- Set task: Extract all data as written.

- Supplied data:
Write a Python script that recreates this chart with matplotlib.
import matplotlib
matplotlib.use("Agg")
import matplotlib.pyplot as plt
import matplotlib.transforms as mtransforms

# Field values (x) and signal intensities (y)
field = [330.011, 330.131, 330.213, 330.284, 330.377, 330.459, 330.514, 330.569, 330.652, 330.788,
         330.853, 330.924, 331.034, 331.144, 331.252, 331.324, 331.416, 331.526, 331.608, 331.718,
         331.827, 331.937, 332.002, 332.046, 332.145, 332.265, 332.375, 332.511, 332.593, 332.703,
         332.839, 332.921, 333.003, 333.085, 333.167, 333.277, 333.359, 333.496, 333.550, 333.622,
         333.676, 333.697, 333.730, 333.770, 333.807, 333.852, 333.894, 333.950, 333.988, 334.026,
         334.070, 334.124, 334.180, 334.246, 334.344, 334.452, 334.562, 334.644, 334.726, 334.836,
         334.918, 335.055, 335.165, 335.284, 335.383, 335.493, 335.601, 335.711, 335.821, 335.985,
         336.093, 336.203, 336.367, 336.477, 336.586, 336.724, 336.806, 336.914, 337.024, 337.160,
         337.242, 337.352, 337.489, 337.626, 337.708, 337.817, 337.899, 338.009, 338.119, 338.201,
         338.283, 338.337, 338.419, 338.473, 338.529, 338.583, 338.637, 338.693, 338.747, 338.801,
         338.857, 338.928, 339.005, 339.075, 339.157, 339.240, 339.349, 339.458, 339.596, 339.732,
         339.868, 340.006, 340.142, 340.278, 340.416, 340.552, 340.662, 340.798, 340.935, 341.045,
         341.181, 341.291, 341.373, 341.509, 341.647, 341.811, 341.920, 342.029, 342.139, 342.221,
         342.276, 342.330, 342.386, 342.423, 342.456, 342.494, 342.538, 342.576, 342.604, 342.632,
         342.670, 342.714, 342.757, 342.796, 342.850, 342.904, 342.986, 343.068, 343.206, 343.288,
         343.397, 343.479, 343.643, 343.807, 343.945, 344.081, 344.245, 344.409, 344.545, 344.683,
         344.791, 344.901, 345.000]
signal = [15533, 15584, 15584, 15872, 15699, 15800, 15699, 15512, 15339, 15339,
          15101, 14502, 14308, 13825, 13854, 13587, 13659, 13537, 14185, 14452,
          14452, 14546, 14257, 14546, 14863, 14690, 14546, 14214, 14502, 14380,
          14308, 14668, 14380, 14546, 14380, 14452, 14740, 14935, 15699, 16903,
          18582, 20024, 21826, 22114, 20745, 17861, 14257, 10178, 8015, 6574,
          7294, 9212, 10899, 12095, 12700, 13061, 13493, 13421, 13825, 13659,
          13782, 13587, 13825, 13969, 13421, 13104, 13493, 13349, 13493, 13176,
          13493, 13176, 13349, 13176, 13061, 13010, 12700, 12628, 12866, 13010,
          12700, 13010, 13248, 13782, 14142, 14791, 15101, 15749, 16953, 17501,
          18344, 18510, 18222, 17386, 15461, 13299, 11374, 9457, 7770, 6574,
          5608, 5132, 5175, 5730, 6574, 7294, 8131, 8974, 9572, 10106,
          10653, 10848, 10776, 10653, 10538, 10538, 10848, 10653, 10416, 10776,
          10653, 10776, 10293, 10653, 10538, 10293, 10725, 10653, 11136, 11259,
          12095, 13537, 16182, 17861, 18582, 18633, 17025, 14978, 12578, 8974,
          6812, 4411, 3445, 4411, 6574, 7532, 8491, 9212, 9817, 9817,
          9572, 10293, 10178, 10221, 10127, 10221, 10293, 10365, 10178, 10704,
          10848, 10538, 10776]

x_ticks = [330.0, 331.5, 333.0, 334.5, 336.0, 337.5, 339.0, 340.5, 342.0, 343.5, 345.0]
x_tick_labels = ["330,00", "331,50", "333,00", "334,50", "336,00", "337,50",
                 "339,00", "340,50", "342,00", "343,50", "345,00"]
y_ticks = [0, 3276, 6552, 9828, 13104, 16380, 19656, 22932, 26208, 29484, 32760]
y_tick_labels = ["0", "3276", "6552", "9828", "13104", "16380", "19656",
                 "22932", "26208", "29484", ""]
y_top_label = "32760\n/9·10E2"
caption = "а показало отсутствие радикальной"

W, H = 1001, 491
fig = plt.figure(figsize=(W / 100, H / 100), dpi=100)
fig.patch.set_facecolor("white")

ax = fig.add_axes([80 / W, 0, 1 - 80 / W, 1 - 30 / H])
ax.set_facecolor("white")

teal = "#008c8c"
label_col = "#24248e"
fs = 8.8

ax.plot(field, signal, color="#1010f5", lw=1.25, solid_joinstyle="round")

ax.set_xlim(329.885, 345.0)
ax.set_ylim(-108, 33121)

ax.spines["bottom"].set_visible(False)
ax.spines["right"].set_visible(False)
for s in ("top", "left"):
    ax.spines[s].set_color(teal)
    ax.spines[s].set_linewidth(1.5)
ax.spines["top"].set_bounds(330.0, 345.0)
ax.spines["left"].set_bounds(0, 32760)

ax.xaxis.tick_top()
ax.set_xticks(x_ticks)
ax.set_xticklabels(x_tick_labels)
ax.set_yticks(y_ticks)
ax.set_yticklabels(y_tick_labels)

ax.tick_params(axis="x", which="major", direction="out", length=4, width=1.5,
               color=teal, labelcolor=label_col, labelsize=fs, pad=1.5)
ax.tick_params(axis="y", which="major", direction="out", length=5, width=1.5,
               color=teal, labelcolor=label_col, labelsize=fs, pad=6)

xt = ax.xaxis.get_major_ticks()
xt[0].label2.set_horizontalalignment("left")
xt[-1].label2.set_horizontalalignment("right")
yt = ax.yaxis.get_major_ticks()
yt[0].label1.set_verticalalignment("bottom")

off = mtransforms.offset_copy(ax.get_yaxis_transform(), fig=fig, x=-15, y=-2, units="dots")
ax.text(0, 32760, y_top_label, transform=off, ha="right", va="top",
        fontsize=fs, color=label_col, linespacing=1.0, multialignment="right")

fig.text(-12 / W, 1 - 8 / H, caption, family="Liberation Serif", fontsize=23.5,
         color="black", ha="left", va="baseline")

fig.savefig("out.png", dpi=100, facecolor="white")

- The output:
Write a Python script that recreates this chart with matplotlib.
import matplotlib
matplotlib.use("Agg")
import matplotlib.pyplot as plt
import matplotlib.transforms as mtransforms

# Field values (x) and signal intensities (y)
field = [330.011, 330.131, 330.213, 330.284, 330.377, 330.459, 330.514, 330.569, 330.652, 330.788,
         330.853, 330.924, 331.034, 331.144, 331.252, 331.324, 331.416, 331.526, 331.608, 331.718,
         331.827, 331.937, 332.002, 332.046, 332.145, 332.265, 332.375, 332.511, 332.593, 332.703,
         332.839, 332.921, 333.003, 333.085, 333.167, 333.277, 333.359, 333.496, 333.550, 333.622,
         333.676, 333.697, 333.730, 333.770, 333.807, 333.852, 333.894, 333.950, 333.988, 334.026,
         334.070, 334.124, 334.180, 334.246, 334.344, 334.452, 334.562, 334.644, 334.726, 334.836,
         334.918, 335.055, 335.165, 335.284, 335.383, 335.493, 335.601, 335.711, 335.821, 335.985,
         336.093, 336.203, 336.367, 336.477, 336.586, 336.724, 336.806, 336.914, 337.024, 337.160,
         337.242, 337.352, 337.489, 337.626, 337.708, 337.817, 337.899, 338.009, 338.119, 338.201,
         338.283, 338.337, 338.419, 338.473, 338.529, 338.583, 338.637, 338.693, 338.747, 338.801,
         338.857, 338.928, 339.005, 339.075, 339.157, 339.240, 339.349, 339.458, 339.596, 339.732,
         339.868, 340.006, 340.142, 340.278, 340.416, 340.552, 340.662, 340.798, 340.935, 341.045,
         341.181, 341.291, 341.373, 341.509, 341.647, 341.811, 341.920, 342.029, 342.139, 342.221,
         342.276, 342.330, 342.386, 342.423, 342.456, 342.494, 342.538, 342.576, 342.604, 342.632,
         342.670, 342.714, 342.757, 342.796, 342.850, 342.904, 342.986, 343.068, 343.206, 343.288,
         343.397, 343.479, 343.643, 343.807, 343.945, 344.081, 344.245, 344.409, 344.545, 344.683,
         344.791, 344.901, 345.000]
signal = [15533, 15584, 15584, 15872, 15699, 15800, 15699, 15512, 15339, 15339,
          15101, 14502, 14308, 13825, 13854, 13587, 13659, 13537, 14185, 14452,
          14452, 14546, 14257, 14546, 14863, 14690, 14546, 14214, 14502, 14380,
          14308, 14668, 14380, 14546, 14380, 14452, 14740, 14935, 15699, 16903,
          18582, 20024, 21826, 22114, 20745, 17861, 14257, 10178, 8015, 6574,
          7294, 9212, 10899, 12095, 12700, 13061, 13493, 13421, 13825, 13659,
          13782, 13587, 13825, 13969, 13421, 13104, 13493, 13349, 13493, 13176,
          13493, 13176, 13349, 13176, 13061, 13010, 12700, 12628, 12866, 13010,
          12700, 13010, 13248, 13782, 14142, 14791, 15101, 15749, 16953, 17501,
          18344, 18510, 18222, 17386, 15461, 13299, 11374, 9457, 7770, 6574,
          5608, 5132, 5175, 5730, 6574, 7294, 8131, 8974, 9572, 10106,
          10653, 10848, 10776, 10653, 10538, 10538, 10848, 10653, 10416, 10776,
          10653, 10776, 10293, 10653, 10538, 10293, 10725, 10653, 11136, 11259,
          12095, 13537, 16182, 17861, 18582, 18633, 17025, 14978, 12578, 8974,
          6812, 4411, 3445, 4411, 6574, 7532, 8491, 9212, 9817, 9817,
          9572, 10293, 10178, 10221, 10127, 10221, 10293, 10365, 10178, 10704,
          10848, 10538, 10776]

x_ticks = [330.0, 331.5, 333.0, 334.5, 336.0, 337.5, 339.0, 340.5, 342.0, 343.5, 345.0]
x_tick_labels = ["330,00", "331,50", "333,00", "334,50", "336,00", "337,50",
                 "339,00", "340,50", "342,00", "343,50", "345,00"]
y_ticks = [0, 3276, 6552, 9828, 13104, 16380, 19656, 22932, 26208, 29484, 32760]
y_tick_labels = ["0", "3276", "6552", "9828", "13104", "16380", "19656",
                 "22932", "26208", "29484", ""]
y_top_label = "32760\n/9·10E2"
caption = "а показало отсутствие радикальной"

W, H = 1001, 491
fig = plt.figure(figsize=(W / 100, H / 100), dpi=100)
fig.patch.set_facecolor("white")

ax = fig.add_axes([80 / W, 0, 1 - 80 / W, 1 - 30 / H])
ax.set_facecolor("white")

teal = "#008c8c"
label_col = "#24248e"
fs = 8.8

ax.plot(field, signal, color="#1010f5", lw=1.25, solid_joinstyle="round")

ax.set_xlim(329.885, 345.0)
ax.set_ylim(-108, 33121)

ax.spines["bottom"].set_visible(False)
ax.spines["right"].set_visible(False)
for s in ("top", "left"):
    ax.spines[s].set_color(teal)
    ax.spines[s].set_linewidth(1.5)
ax.spines["top"].set_bounds(330.0, 345.0)
ax.spines["left"].set_bounds(0, 32760)

ax.xaxis.tick_top()
ax.set_xticks(x_ticks)
ax.set_xticklabels(x_tick_labels)
ax.set_yticks(y_ticks)
ax.set_yticklabels(y_tick_labels)

ax.tick_params(axis="x", which="major", direction="out", length=4, width=1.5,
               color=teal, labelcolor=label_col, labelsize=fs, pad=1.5)
ax.tick_params(axis="y", which="major", direction="out", length=5, width=1.5,
               color=teal, labelcolor=label_col, labelsize=fs, pad=6)

xt = ax.xaxis.get_major_ticks()
xt[0].label2.set_horizontalalignment("left")
xt[-1].label2.set_horizontalalignment("right")
yt = ax.yaxis.get_major_ticks()
yt[0].label1.set_verticalalignment("bottom")

off = mtransforms.offset_copy(ax.get_yaxis_transform(), fig=fig, x=-15, y=-2, units="dots")
ax.text(0, 32760, y_top_label, transform=off, ha="right", va="top",
        fontsize=fs, color=label_col, linespacing=1.0, multialignment="right")

fig.text(-12 / W, 1 - 8 / H, caption, family="Liberation Serif", fontsize=23.5,
         color="black", ha="left", va="baseline")

fig.savefig("out.png", dpi=100, facecolor="white")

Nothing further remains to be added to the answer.